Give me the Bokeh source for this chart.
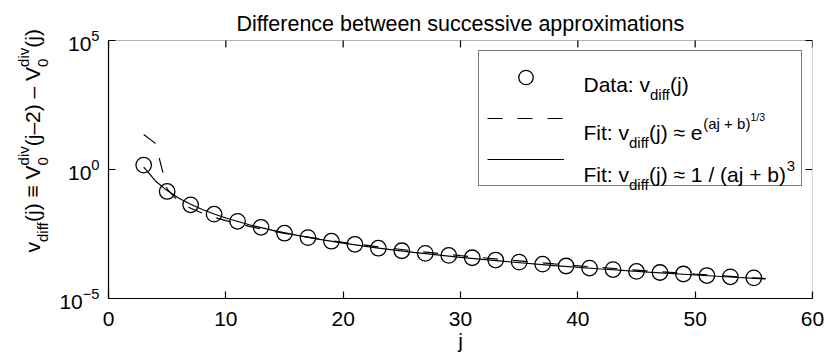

++++++++

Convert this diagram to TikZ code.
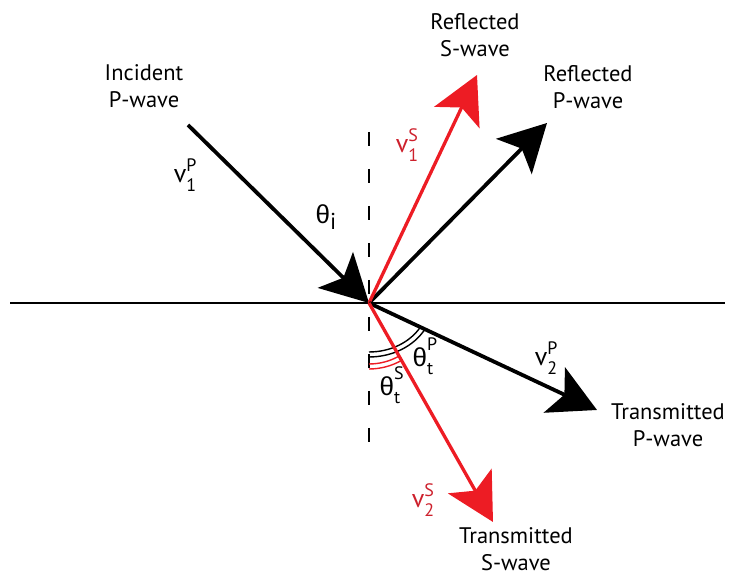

++++++++

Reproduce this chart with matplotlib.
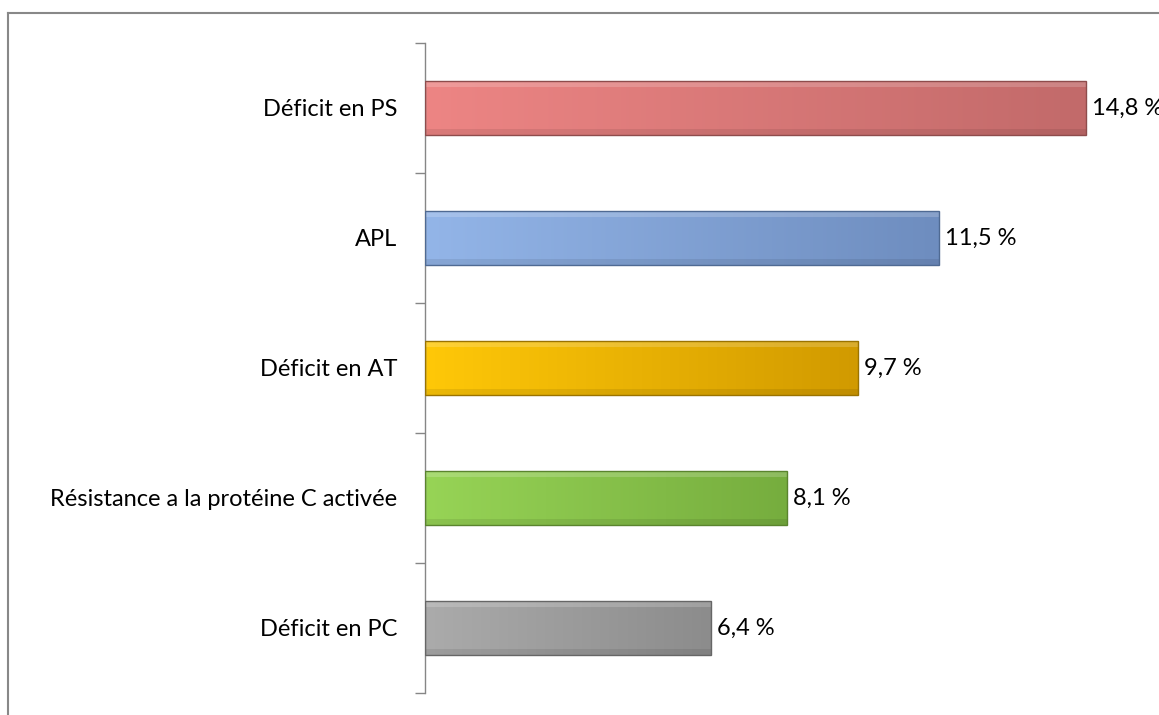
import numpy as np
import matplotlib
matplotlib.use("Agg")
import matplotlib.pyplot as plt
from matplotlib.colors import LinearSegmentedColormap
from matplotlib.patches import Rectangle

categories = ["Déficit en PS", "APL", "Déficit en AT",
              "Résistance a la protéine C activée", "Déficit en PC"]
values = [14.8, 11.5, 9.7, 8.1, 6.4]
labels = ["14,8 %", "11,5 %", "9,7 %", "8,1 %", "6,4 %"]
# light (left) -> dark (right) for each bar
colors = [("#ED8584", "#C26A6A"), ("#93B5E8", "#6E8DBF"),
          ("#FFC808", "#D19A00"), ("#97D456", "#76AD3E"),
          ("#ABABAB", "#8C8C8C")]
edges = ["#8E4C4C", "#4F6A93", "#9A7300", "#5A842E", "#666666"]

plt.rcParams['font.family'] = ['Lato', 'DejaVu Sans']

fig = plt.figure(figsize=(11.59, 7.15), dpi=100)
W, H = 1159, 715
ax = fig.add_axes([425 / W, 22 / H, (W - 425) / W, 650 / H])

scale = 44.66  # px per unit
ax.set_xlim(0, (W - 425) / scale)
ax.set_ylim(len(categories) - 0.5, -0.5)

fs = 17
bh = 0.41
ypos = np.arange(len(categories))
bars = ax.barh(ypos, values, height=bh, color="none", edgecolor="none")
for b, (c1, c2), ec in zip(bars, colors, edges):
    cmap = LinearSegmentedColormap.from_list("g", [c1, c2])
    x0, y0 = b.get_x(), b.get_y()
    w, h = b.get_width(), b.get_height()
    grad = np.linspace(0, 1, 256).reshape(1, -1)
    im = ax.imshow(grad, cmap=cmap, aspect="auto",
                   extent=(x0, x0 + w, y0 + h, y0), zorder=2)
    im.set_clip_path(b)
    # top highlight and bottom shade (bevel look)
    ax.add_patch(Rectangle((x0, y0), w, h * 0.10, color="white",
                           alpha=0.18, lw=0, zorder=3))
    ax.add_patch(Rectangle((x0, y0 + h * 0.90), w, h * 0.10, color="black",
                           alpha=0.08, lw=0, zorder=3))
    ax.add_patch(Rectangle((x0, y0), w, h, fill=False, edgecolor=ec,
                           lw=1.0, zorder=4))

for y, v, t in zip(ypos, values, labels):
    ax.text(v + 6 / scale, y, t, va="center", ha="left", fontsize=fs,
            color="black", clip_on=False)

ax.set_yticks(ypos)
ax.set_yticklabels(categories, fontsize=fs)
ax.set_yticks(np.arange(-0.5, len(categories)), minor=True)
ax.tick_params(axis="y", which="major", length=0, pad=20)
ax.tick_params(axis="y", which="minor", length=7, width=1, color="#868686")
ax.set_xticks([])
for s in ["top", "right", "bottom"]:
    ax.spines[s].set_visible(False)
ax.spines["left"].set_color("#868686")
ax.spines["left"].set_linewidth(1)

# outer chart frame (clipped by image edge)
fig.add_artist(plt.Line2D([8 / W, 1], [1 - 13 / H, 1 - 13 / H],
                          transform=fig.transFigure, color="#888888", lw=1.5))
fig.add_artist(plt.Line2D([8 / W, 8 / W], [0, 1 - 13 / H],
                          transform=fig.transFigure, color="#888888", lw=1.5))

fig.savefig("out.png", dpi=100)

++++++++

● **To do**
Take the material above and output only the lines from the one that contains "Reproduce this chart with matplotlib." through the one that contains "ax.set_ylim(len(categories) - 0.5, -0.5)", ends included and images left out.

● **Task result**
Reproduce this chart with matplotlib.
import numpy as np
import matplotlib
matplotlib.use("Agg")
import matplotlib.pyplot as plt
from matplotlib.colors import LinearSegmentedColormap
from matplotlib.patches import Rectangle

categories = ["Déficit en PS", "APL", "Déficit en AT",
              "Résistance a la protéine C activée", "Déficit en PC"]
values = [14.8, 11.5, 9.7, 8.1, 6.4]
labels = ["14,8 %", "11,5 %", "9,7 %", "8,1 %", "6,4 %"]
# light (left) -> dark (right) for each bar
colors = [("#ED8584", "#C26A6A"), ("#93B5E8", "#6E8DBF"),
          ("#FFC808", "#D19A00"), ("#97D456", "#76AD3E"),
          ("#ABABAB", "#8C8C8C")]
edges = ["#8E4C4C", "#4F6A93", "#9A7300", "#5A842E", "#666666"]

plt.rcParams['font.family'] = ['Lato', 'DejaVu Sans']

fig = plt.figure(figsize=(11.59, 7.15), dpi=100)
W, H = 1159, 715
ax = fig.add_axes([425 / W, 22 / H, (W - 425) / W, 650 / H])

scale = 44.66  # px per unit
ax.set_xlim(0, (W - 425) / scale)
ax.set_ylim(len(categories) - 0.5, -0.5)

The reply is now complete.